As her only surviving child, I became her primary caregiver. That choice was one that continues a long tradition of family members taking care of their own, for as long as they can. My choice meant that my mother’s needs became my own, added to the demands and needs of my four children, my husband, my job and myself.

Fast-forward to today, and we see that changes in the structure of families are making matters more burdensome for family caregivers. In the past, families were larger. Not only could caregiving tasks be shared, but there were fewer living parents and grandparents. Today, increased longevity, delayed child bearing and low birth rates have led to the rise of vertical families, or families of multiple generations with only a few members in each. It is no longer unusual to know a small family of four or five generations with more members over 55 than under 18.

This phenomenon—that is the growing numbers of vertical families—is new in the history of mankind and creates profound challenges, particularly for women, who are the primary caregivers in our society. Many are working and struggling to manage jobs, family and caregiving responsibilities—much as I did 20 years ago.

For example, it is not surprising to hear of an older adult, someone in their sixties or seventies, who cares for a parent in their late eighties or nineties and for grandchildren. A friend of mine, an only child in her family, is in her late sixties and works part-time as a consultant. It is not unusual for her to spend a morning taking her 93-year-old mother, who lives independently but requires get-around assistance, to a doctor’s appointment, grocery shopping and lunch.

In another situation, a couple I know juggle their respective work lives to care for their two children and the wife’s mother who is in good physical health but has Alzheimer’s disease.

As a society, we place little value on the work involved in caregiving and the people, mostly women, who provide the care. This reality is reflected in the lack of public policies that support family caregiving and the financial penalty that caregivers pay if they leave the workforce to care for family members. At the same time that vertical families are increasing in number, hospitals and nursing homes are sending patients home who still need high levels of care. As the responsibilities and burdens on family caregivers have increased, policies that are meant to lighten the load, such as the Family and Medical Leave Act, are proving inadequate for the task. Compensation or credit for the valuable work that caregivers provide ranges from not-sufficient to non-existent.

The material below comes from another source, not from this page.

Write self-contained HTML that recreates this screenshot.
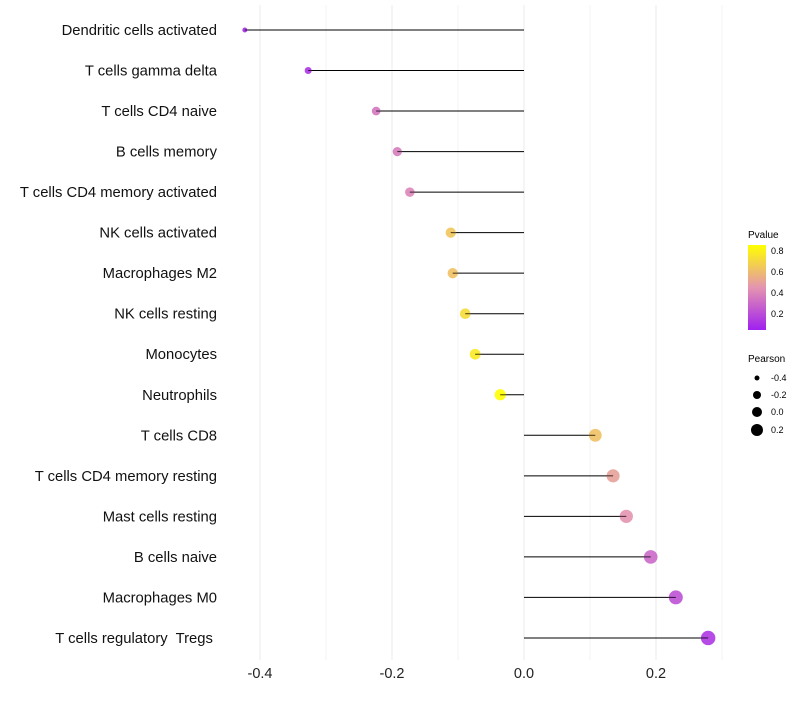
<!DOCTYPE html>
<html><head><meta charset="utf-8"><style>
body{margin:0;background:#fff;font-family:"Liberation Sans",sans-serif}
text{white-space:pre}
</style></head><body>
<svg id="c" width="800" height="700" xmlns="http://www.w3.org/2000/svg">
<defs><linearGradient id="g" x1="0" y1="1" x2="0" y2="0">
<stop offset="0" stop-color="#a020f0"/><stop offset="0.5" stop-color="#e494b0"/><stop offset="1" stop-color="#ffff00"/></linearGradient></defs>
<g id="grid"></g><g id="marks"></g><g id="labels"></g>
<g font-size="10">
<text x="748" y="238">Pvalue</text>
<rect x="748" y="245" width="18" height="85" fill="url(#g)"/>
<text x="771" y="254" font-size="9">0.8</text>
<text x="771" y="275" font-size="9">0.6</text>
<text x="771" y="296" font-size="9">0.4</text>
<text x="771" y="317" font-size="9">0.2</text>
<text x="748" y="362">Pearson</text>
<circle cx="757" cy="378" r="2.5"/><text x="771" y="381" font-size="9">-0.4</text>
<circle cx="757" cy="395" r="4"/><text x="771" y="398" font-size="9">-0.2</text>
<circle cx="757" cy="412" r="5"/><text x="771" y="415" font-size="9">0.0</text>
<circle cx="757" cy="430" r="6"/><text x="771" y="433" font-size="9">0.2</text>
</g>
</svg>
<script>
const categories=["Dendritic cells activated","T cells gamma delta","T cells CD4 naive","B cells memory","T cells CD4 memory activated","NK cells activated","Macrophages M2","NK cells resting","Monocytes","Neutrophils","T cells CD8","T cells CD4 memory resting","Mast cells resting","B cells naive","Macrophages M0","T cells regulatory  Tregs "];
const pearson=[-0.423,-0.327,-0.224,-0.192,-0.173,-0.111,-0.108,-0.089,-0.074,-0.036,0.108,0.135,0.155,0.192,0.230,0.279];
const pvalue=[0.08,0.12,0.35,0.37,0.40,0.64,0.62,0.72,0.77,0.88,0.62,0.50,0.45,0.30,0.22,0.13];
const xTicks=[-0.4,-0.2,0.0,0.2];
const NS="http://www.w3.org/2000/svg";
const X=v=>524+v*660, Y=i=>30+i*40.53;
function col(p){let t=Math.max(0,Math.min(1,(p-0.05)/0.8));const a=[160,32,240],m=[228,148,176],b=[255,255,0];let c=t<0.5?a.map((v,k)=>v+(m[k]-v)*t*2):m.map((v,k)=>v+(b[k]-v)*(t-0.5)*2);return `rgb(${c.map(Math.round).join(',')})`;}
function mk(tag,at,parent){const e=document.createElementNS(NS,tag);for(const k in at)e.setAttribute(k,at[k]);document.getElementById(parent).appendChild(e);return e;}
for(let k=0;k<8;k++){const v=-0.4+k*0.1;const g=mk('line',{x1:X(v),x2:X(v),y1:5,y2:660,stroke:k%2==0?'#ebebeb':'#f3f3f3','stroke-width':1},'grid');

}
xTicks.forEach(t=>{const e=mk('text',{x:X(t),y:678,'text-anchor':'middle','font-size':14.5,fill:'#222'},'labels');e.textContent=t.toFixed(1);

});
categories.forEach((c,i)=>{const e=mk('text',{x:217,y:Y(i)+5,'text-anchor':'end','font-size':14.8,fill:'#111'},'labels');e.textContent=c;


const l=mk('line',{x1:X(0),x2:X(pearson[i]),y1:Y(i),y2:Y(i),stroke:'#000','stroke-width':1},'marks');


const r=Math.sqrt(6+(pearson[i]+0.423)*66);
const d=mk('circle',{cx:X(pearson[i]),cy:Y(i),r:r,fill:col(pvalue[i]),opacity:0.9},'marks');


const o=mk('line',{x1:X(pearson[i]),x2:X(pearson[i])+(pearson[i]<0?r:-r),y1:Y(i),y2:Y(i),stroke:'#000','stroke-width':1,opacity:0.7},'marks');

});
</script>
</body></html>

What would a more caregiver-friendly society look like? Information about resources and caregiver support groups is important. However, equally or more important, is a combination workplace support and financial relief. Will there come a time when employees are not penalized for taking time off to take a parent, or child, for a medically necessary appointment? And caregivers who have to take a leave of absence for a protracted period of time to care for a family member are eligible for unemployment insurance to cover a caregiving leave? And individuals who have to leave the workforce long-term to care for a family member, a spouse, child, parent, grandparent or aunt, at least receive social security credit for their work as a full-time caregiver? These are just three policy options that would ease the caregiver burden.